Source code of charts
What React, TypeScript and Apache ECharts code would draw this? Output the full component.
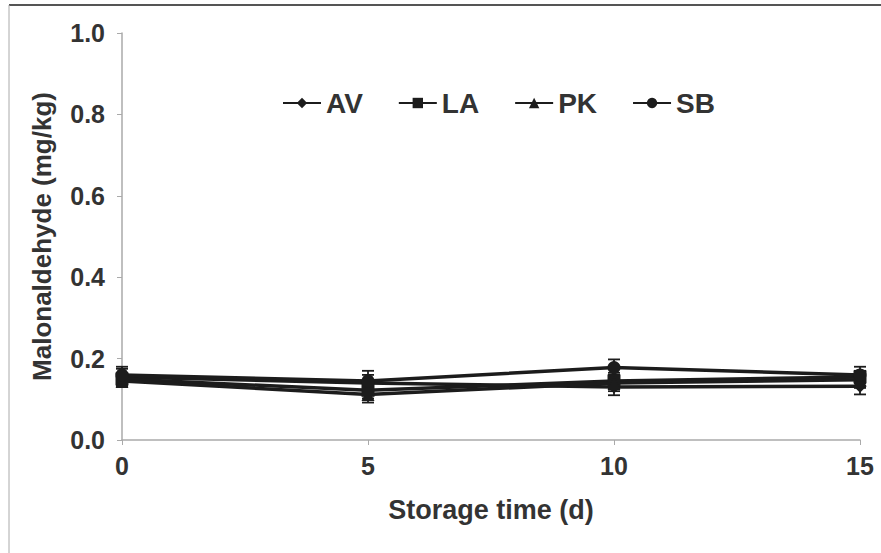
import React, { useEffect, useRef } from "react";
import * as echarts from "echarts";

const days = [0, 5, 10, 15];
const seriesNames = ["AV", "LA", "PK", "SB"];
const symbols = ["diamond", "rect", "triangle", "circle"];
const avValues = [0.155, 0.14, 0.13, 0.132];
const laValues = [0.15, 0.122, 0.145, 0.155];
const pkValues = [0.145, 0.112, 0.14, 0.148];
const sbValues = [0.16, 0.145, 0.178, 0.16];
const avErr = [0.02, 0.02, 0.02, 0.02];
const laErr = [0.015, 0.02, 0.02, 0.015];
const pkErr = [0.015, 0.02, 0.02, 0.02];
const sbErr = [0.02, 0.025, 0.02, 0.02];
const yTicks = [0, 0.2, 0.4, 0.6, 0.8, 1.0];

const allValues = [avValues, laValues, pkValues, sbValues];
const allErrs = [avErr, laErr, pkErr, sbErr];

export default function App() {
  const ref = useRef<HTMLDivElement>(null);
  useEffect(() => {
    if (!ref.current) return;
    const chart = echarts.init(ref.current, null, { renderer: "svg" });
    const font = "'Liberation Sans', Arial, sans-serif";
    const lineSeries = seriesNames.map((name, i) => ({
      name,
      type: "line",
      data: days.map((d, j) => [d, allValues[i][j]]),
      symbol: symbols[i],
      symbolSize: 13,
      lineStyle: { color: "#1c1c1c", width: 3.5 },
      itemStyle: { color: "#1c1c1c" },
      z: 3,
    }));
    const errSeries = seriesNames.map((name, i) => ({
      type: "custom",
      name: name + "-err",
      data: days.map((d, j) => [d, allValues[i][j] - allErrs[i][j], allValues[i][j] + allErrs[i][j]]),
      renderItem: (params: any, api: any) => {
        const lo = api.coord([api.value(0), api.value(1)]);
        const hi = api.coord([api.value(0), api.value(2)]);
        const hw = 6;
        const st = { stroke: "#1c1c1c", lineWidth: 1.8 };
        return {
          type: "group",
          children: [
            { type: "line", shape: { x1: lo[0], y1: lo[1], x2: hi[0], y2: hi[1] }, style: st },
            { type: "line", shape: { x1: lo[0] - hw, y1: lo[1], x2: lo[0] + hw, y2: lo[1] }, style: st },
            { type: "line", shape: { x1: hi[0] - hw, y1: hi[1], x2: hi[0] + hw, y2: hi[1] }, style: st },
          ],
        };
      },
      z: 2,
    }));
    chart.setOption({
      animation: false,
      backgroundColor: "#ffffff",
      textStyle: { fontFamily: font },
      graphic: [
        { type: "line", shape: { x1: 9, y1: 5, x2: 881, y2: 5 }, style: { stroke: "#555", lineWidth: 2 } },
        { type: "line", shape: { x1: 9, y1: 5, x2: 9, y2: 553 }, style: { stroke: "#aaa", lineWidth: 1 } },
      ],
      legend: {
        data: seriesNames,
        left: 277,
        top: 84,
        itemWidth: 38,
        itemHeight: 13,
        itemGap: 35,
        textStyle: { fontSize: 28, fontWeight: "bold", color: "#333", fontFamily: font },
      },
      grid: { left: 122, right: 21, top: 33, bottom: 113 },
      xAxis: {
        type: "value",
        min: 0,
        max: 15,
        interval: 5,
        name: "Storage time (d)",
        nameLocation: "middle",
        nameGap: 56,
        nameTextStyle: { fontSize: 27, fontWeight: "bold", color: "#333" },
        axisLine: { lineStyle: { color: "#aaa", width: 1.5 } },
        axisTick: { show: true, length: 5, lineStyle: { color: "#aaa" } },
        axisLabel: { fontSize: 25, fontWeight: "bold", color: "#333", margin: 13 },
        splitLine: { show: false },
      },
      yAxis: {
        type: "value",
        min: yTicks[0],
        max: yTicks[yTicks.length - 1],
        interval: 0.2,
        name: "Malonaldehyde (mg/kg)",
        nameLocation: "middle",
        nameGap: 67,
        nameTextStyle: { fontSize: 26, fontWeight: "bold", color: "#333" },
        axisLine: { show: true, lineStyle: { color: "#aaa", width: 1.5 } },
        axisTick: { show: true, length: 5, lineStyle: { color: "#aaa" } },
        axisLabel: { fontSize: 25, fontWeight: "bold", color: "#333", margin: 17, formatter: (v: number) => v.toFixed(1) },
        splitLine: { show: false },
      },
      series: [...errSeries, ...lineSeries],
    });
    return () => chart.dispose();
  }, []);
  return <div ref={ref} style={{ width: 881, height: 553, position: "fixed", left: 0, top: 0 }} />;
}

...

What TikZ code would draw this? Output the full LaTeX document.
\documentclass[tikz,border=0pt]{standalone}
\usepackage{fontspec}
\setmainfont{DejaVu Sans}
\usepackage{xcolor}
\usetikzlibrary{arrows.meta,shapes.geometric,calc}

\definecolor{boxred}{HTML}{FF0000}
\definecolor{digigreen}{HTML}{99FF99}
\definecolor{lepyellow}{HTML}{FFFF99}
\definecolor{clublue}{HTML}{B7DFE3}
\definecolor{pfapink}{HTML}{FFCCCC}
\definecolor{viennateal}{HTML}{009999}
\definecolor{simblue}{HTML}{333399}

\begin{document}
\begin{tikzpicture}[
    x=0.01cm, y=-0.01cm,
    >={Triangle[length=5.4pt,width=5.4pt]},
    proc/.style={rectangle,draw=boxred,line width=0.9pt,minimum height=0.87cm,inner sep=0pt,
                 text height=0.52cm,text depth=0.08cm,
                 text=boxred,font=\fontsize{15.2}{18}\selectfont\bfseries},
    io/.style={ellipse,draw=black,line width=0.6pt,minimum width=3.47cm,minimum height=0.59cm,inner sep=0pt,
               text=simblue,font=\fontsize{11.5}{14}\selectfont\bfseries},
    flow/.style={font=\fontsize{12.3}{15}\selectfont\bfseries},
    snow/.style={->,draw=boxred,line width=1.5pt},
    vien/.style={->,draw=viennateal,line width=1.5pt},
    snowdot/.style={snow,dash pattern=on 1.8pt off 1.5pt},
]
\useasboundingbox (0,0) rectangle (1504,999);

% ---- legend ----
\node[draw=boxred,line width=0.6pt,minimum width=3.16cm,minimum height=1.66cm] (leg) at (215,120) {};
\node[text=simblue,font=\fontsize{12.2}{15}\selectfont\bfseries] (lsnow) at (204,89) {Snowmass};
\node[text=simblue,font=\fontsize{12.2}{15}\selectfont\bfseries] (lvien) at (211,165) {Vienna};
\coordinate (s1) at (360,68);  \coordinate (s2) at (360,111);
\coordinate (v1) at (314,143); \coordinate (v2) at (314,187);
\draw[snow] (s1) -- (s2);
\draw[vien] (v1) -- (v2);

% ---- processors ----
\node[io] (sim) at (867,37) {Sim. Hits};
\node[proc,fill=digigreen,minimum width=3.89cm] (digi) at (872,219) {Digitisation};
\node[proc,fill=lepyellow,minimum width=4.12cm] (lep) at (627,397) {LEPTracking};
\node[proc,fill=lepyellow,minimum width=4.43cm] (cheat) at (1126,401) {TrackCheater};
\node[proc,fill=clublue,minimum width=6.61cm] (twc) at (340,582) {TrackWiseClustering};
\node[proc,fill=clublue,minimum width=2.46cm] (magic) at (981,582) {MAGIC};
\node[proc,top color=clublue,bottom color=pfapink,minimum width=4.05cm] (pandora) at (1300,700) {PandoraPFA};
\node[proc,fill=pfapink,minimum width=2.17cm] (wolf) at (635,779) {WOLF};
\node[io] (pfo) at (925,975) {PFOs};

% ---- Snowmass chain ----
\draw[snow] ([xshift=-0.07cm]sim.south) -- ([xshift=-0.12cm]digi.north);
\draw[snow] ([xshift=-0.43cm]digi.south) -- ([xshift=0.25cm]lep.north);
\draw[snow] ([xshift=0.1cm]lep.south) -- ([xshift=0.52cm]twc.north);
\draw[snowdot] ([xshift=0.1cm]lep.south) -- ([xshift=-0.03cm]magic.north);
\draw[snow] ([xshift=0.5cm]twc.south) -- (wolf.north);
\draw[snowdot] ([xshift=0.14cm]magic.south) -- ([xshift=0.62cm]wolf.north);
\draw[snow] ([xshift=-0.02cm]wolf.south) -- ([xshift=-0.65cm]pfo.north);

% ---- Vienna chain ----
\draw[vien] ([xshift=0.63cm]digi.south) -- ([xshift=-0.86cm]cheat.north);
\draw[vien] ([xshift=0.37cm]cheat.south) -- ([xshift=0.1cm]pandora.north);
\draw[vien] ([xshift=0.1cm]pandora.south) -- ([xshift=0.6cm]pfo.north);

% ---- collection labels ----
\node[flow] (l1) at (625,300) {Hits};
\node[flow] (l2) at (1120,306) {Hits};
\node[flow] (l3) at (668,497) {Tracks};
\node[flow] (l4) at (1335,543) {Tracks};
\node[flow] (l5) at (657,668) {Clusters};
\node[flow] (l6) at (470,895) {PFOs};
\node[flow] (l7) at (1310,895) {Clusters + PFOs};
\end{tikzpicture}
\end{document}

--

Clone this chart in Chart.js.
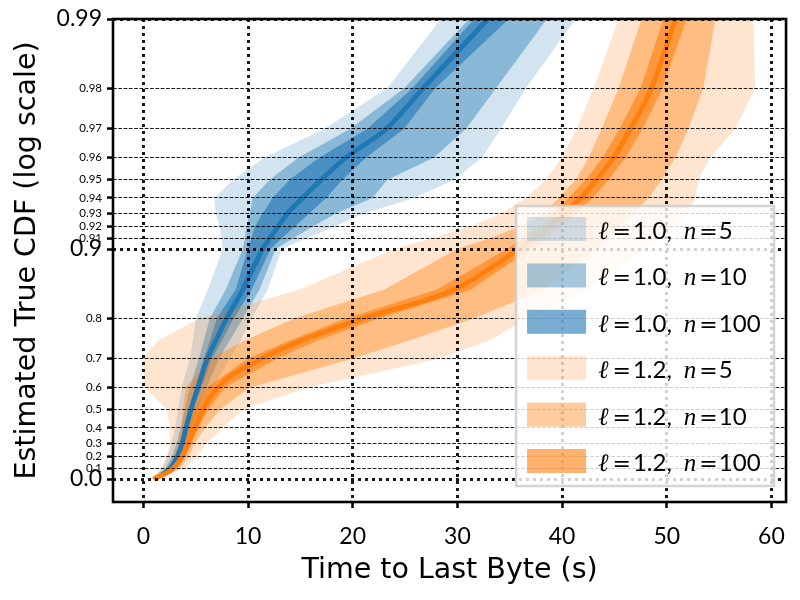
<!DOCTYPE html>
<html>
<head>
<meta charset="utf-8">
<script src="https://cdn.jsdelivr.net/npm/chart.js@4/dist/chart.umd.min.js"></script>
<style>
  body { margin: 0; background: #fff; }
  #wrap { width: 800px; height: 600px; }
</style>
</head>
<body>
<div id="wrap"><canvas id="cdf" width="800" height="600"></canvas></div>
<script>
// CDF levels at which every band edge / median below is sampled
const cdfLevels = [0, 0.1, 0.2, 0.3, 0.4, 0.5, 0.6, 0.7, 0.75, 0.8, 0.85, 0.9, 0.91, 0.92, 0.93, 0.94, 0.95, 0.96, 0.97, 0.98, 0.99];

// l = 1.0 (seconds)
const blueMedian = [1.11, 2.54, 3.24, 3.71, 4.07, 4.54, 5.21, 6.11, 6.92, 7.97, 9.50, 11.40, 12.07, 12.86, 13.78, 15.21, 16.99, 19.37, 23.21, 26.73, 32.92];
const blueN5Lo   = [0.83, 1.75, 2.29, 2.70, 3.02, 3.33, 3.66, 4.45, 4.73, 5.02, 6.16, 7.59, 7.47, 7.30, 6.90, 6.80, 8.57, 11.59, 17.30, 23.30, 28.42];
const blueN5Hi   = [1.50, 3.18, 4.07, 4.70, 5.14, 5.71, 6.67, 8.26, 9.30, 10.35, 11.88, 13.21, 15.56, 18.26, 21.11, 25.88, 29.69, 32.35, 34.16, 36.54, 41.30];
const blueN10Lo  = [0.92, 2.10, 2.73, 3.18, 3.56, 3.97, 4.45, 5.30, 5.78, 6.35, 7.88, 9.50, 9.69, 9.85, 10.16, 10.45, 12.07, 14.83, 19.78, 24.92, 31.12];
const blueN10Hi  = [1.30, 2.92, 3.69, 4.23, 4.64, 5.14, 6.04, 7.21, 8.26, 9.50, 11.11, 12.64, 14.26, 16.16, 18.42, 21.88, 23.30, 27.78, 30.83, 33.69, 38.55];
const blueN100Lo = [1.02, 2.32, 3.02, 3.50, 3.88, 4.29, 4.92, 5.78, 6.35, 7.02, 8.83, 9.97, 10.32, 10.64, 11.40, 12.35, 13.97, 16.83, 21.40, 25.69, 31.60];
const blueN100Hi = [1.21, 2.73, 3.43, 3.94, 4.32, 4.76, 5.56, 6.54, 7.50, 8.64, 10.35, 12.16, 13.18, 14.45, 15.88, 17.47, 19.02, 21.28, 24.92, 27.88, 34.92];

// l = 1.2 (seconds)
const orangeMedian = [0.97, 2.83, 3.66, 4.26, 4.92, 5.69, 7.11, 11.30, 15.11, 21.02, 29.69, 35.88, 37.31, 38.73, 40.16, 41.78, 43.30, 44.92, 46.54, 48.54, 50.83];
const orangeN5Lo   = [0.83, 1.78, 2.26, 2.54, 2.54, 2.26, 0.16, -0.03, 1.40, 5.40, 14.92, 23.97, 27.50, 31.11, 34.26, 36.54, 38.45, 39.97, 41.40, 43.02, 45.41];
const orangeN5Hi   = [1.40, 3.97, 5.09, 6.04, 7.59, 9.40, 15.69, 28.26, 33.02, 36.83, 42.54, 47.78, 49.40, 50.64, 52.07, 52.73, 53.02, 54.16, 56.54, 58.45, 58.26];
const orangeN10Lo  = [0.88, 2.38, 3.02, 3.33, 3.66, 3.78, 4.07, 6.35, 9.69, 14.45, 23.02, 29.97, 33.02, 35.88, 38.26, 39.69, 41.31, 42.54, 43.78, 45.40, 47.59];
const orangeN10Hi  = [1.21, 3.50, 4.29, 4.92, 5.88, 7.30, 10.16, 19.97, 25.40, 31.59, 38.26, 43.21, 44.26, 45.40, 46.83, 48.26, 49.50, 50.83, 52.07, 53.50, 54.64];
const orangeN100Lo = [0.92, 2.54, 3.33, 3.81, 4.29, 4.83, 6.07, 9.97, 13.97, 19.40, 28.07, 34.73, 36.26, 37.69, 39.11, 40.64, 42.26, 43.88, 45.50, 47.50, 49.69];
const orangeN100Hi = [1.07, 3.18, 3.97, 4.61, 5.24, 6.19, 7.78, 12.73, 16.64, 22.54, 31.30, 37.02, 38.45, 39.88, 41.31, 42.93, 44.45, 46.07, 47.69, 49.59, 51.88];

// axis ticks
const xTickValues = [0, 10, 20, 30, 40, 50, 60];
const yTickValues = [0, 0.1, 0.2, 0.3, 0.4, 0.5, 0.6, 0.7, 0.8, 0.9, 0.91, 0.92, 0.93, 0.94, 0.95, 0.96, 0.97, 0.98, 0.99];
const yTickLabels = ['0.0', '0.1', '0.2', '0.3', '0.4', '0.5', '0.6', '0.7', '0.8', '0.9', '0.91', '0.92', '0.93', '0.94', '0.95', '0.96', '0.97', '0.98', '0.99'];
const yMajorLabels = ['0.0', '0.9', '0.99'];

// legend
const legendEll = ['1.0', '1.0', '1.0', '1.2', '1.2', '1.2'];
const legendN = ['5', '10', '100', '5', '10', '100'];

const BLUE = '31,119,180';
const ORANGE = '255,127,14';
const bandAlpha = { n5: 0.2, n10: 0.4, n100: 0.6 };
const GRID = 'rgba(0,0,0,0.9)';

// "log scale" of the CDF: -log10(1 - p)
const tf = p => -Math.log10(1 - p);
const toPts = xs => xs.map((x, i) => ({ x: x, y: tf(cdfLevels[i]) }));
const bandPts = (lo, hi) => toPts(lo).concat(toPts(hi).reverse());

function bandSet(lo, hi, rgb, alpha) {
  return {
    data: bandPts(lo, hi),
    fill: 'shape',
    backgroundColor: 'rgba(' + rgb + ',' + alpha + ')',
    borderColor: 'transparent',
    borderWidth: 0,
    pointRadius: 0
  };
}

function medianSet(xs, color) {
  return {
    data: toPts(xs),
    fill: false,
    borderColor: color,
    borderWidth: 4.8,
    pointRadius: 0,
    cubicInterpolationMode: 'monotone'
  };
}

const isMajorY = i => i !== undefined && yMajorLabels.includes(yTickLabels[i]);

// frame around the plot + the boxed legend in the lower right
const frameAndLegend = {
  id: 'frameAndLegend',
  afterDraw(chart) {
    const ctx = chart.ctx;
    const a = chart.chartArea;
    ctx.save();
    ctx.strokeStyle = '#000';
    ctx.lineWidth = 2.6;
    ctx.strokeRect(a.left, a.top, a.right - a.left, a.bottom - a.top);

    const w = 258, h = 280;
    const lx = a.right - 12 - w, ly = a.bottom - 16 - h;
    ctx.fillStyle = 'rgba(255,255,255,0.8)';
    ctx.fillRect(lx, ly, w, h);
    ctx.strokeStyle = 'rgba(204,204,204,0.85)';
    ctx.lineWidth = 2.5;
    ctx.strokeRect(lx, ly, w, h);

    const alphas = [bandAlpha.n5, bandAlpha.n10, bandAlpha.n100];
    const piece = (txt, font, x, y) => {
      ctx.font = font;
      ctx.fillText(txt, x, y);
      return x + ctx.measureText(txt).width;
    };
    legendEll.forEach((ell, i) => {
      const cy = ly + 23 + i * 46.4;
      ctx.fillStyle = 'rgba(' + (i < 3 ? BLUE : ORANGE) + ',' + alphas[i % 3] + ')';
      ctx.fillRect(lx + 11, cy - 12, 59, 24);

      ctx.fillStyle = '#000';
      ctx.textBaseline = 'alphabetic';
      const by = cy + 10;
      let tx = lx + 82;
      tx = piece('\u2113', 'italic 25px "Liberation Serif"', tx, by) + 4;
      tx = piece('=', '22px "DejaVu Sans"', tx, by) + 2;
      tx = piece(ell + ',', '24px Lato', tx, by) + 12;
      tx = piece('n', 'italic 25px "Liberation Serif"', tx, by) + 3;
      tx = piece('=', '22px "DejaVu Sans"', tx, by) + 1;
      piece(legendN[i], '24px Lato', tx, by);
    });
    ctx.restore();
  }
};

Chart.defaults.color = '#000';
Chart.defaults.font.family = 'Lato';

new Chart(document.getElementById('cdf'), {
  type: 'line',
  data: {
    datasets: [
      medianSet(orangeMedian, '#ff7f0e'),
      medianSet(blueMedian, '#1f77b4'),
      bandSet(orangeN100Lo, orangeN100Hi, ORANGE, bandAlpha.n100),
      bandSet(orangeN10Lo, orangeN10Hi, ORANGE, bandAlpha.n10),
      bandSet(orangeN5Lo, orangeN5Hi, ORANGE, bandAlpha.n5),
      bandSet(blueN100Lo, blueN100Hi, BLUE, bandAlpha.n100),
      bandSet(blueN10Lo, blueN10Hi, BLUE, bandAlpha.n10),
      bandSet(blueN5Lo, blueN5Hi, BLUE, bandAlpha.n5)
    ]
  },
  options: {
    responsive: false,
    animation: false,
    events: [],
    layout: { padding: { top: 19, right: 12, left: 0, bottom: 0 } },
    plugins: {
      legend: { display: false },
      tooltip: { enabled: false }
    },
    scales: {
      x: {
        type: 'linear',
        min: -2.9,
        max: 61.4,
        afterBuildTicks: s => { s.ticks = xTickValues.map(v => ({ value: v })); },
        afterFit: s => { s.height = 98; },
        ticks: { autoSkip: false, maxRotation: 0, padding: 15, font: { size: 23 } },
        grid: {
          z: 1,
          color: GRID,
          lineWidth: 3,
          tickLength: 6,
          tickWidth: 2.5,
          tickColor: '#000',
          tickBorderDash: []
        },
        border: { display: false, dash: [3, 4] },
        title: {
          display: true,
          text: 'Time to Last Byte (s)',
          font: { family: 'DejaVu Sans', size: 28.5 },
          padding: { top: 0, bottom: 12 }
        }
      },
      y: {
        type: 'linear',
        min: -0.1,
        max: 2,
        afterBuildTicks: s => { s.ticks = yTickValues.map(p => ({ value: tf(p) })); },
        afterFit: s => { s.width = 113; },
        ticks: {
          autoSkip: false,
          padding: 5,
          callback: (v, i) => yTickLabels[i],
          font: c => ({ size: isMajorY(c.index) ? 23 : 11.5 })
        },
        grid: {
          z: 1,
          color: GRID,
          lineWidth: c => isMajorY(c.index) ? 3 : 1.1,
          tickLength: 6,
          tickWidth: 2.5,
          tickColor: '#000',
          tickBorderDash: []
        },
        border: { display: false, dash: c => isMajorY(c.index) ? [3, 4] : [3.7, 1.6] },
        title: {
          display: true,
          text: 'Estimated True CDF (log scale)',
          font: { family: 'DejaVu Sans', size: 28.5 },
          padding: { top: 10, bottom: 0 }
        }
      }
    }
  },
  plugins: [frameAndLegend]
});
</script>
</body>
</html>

- [STATED TASK]: Could you quote, word for word, only the lines from the one containing "Clone this chart in Chart.js." through the one containing "24.92, 27.88, 34.92];", both included, and leave out any pictures?

- [FULL OUTPUT]:
Clone this chart in Chart.js.
<!DOCTYPE html>
<html>
<head>
<meta charset="utf-8">
<script src="https://cdn.jsdelivr.net/npm/chart.js@4/dist/chart.umd.min.js"></script>
<style>
  body { margin: 0; background: #fff; }
  #wrap { width: 800px; height: 600px; }
</style>
</head>
<body>
<div id="wrap"><canvas id="cdf" width="800" height="600"></canvas></div>
<script>
// CDF levels at which every band edge / median below is sampled
const cdfLevels = [0, 0.1, 0.2, 0.3, 0.4, 0.5, 0.6, 0.7, 0.75, 0.8, 0.85, 0.9, 0.91, 0.92, 0.93, 0.94, 0.95, 0.96, 0.97, 0.98, 0.99];

// l = 1.0 (seconds)
const blueMedian = [1.11, 2.54, 3.24, 3.71, 4.07, 4.54, 5.21, 6.11, 6.92, 7.97, 9.50, 11.40, 12.07, 12.86, 13.78, 15.21, 16.99, 19.37, 23.21, 26.73, 32.92];
const blueN5Lo   = [0.83, 1.75, 2.29, 2.70, 3.02, 3.33, 3.66, 4.45, 4.73, 5.02, 6.16, 7.59, 7.47, 7.30, 6.90, 6.80, 8.57, 11.59, 17.30, 23.30, 28.42];
const blueN5Hi   = [1.50, 3.18, 4.07, 4.70, 5.14, 5.71, 6.67, 8.26, 9.30, 10.35, 11.88, 13.21, 15.56, 18.26, 21.11, 25.88, 29.69, 32.35, 34.16, 36.54, 41.30];
const blueN10Lo  = [0.92, 2.10, 2.73, 3.18, 3.56, 3.97, 4.45, 5.30, 5.78, 6.35, 7.88, 9.50, 9.69, 9.85, 10.16, 10.45, 12.07, 14.83, 19.78, 24.92, 31.12];
const blueN10Hi  = [1.30, 2.92, 3.69, 4.23, 4.64, 5.14, 6.04, 7.21, 8.26, 9.50, 11.11, 12.64, 14.26, 16.16, 18.42, 21.88, 23.30, 27.78, 30.83, 33.69, 38.55];
const blueN100Lo = [1.02, 2.32, 3.02, 3.50, 3.88, 4.29, 4.92, 5.78, 6.35, 7.02, 8.83, 9.97, 10.32, 10.64, 11.40, 12.35, 13.97, 16.83, 21.40, 25.69, 31.60];
const blueN100Hi = [1.21, 2.73, 3.43, 3.94, 4.32, 4.76, 5.56, 6.54, 7.50, 8.64, 10.35, 12.16, 13.18, 14.45, 15.88, 17.47, 19.02, 21.28, 24.92, 27.88, 34.92];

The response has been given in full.